Paper
4 February 2013 Evaluating supervised topic models in the presence of OCR errors
Daniel Walker, Eric Ringger, Kevin Seppi
Author Affiliations +
Proceedings Volume 8658, Document Recognition and Retrieval XX; 865812 (2013) https://doi.org/10.1117/12.2008345
Event: IS&T/SPIE Electronic Imaging, 2013, Burlingame, California, United States
Abstract
Supervised topic models are promising tools for text analytics that simultaneously model topical patterns in document collections and relationships between those topics and document metadata, such as timestamps. We examine empirically the effect of OCR noise on the ability of supervised topic models to produce high quality output through a series of experiments in which we evaluate three supervised topic models and a naive baseline on synthetic OCR data having various levels of degradation and on real OCR data from two different decades. The evaluation includes experiments with and without feature selection.
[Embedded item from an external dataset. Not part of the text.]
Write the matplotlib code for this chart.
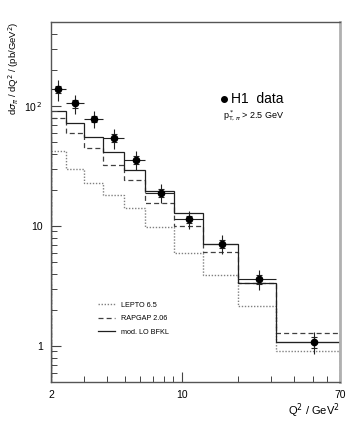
import numpy as np
import matplotlib
matplotlib.use("Agg")
import matplotlib.pyplot as plt
from matplotlib.ticker import FixedLocator, NullFormatter, FixedFormatter

plt.rcParams['font.family'] = ['Liberation Sans', 'DejaVu Sans']

# Q2 bin edges (GeV^2)
edges = [2.0, 2.4, 3.0, 3.8, 4.9, 6.4, 9.1, 13.0, 20.0, 32.0, 70.0]

# H1 data
q2_pts = [2.19, 2.70, 3.41, 4.34, 5.67, 7.77, 11.0, 16.4, 25.9, 51.0]
xsec = [138.0, 105.0, 78.0, 54.0, 35.5, 19.0, 11.4, 7.1, 3.6, 1.08]
err_tot = [28.0, 19.0, 13.0, 10.0, 6.5, 3.4, 2.0, 1.3, 0.7, 0.22]
err_stat = [10.0, 8.0, 5.0, 4.0, 2.5, 1.4, 0.8, 0.5, 0.3, 0.11]

# model predictions
lepto = [42.2, 29.7, 22.7, 18.0, 14.1, 9.87, 5.99, 3.93, 2.14, 0.90]
rapgap = [79.9, 59.6, 44.4, 32.0, 24.0, 15.6, 9.94, 6.01, 3.32, 1.27]
bfkl = [90.3, 72.1, 54.8, 41.4, 29.5, 19.6, 12.8, 7.11, 3.37, 1.07]

fig = plt.figure(figsize=(3.54, 4.25), dpi=100)
ax = fig.add_axes([0.144, 0.101, 0.816, 0.847])

ax.stairs(lepto, edges, color='#808080', lw=1.0, ls=(0, (1, 1.2)), label='LEPTO 6.5')
ax.stairs(rapgap, edges, color='#404040', lw=0.9, ls=(0, (4, 2.5)), label='RAPGAP 2.06')
ax.stairs(bfkl, edges, color='#202020', lw=0.9, label='mod. LO BFKL')

lo = np.array(edges[:-1])
hi = np.array(edges[1:])
x = np.array(q2_pts)
xerr = [x - lo, hi - x]
ax.errorbar(x, xsec, xerr=xerr, yerr=err_tot, fmt='none', ecolor='#222222', elinewidth=0.8)
ax.errorbar(x, xsec, yerr=err_stat, fmt='o', color='black', ms=4.5,
            ecolor='#222222', elinewidth=0.8, capsize=2, capthick=0.8)

ax.set_xscale('log')
ax.set_yscale('log')
ax.set_xlim(2, 70)
ax.set_ylim(0.5, 500)

ax.xaxis.set_major_locator(FixedLocator([2, 10, 70]))
ax.xaxis.set_major_formatter(FixedFormatter(['2', '10', '70']))
ax.xaxis.set_minor_locator(FixedLocator([3, 4, 5, 6, 7, 8, 9, 20, 30, 40, 50, 60]))
ax.xaxis.set_minor_formatter(NullFormatter())
ax.yaxis.set_major_locator(FixedLocator([1, 10, 100]))
ax.yaxis.set_major_formatter(FixedFormatter(['1', '10', r'10$^{\,2}$']))
minors = [m * d for d in (0.1, 1, 10, 100) for m in range(2, 10)]
ax.yaxis.set_minor_locator(FixedLocator(minors))
ax.yaxis.set_minor_formatter(NullFormatter())

ax.tick_params(which='both', direction='in', top=False, right=False,
               labelsize=7.5, color='#444444', pad=6)
ax.tick_params(which='major', length=7, width=0.8)
ax.tick_params(which='minor', length=4, width=0.7)

for s in ['left', 'bottom', 'top']:
    ax.spines[s].set_color('#555555')
    ax.spines[s].set_linewidth(1.0)
ax.spines['right'].set_color('#b0b0b0')
ax.spines['right'].set_linewidth(2.0)

ax.set_ylabel(r'd$\sigma_\pi$ / dQ$^2$ / (pb/GeV$^2$)', fontsize=6.8, loc='top', labelpad=2)
ax.set_xlabel(r'Q$^2$ / GeV$^2$', fontsize=8, loc='right', labelpad=1)

ax.plot([0.60], [0.786], 'o', color='black', ms=4, transform=ax.transAxes)
ax.text(0.622, 0.786, 'H1  data', transform=ax.transAxes, fontsize=10, va='center')
ax.text(0.595, 0.74, r'p$^*_{\mathrm{T},\pi}$ > 2.5 GeV', transform=ax.transAxes,
        fontsize=6.5, va='center')

ax.legend(loc='lower left', bbox_to_anchor=(0.14, 0.11), frameon=False,
          fontsize=5.2, handlelength=2.4, labelspacing=0.9)

fig.savefig('out.png', dpi=100)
Our results suggest that supervised topic models are no better, or at least not much better in terms of their robustness to OCR errors, than unsupervised topic models and that feature selection has the mixed result of improving topic quality while harming metadata prediction quality. For users of topic modeling methods on OCR data, supervised topic models do not yet solve the problem of finding better topics than the original unsupervised topic models.
© (2013) COPYRIGHT Society of Photo-Optical Instrumentation Engineers (SPIE). Downloading of the abstract is permitted for personal use only.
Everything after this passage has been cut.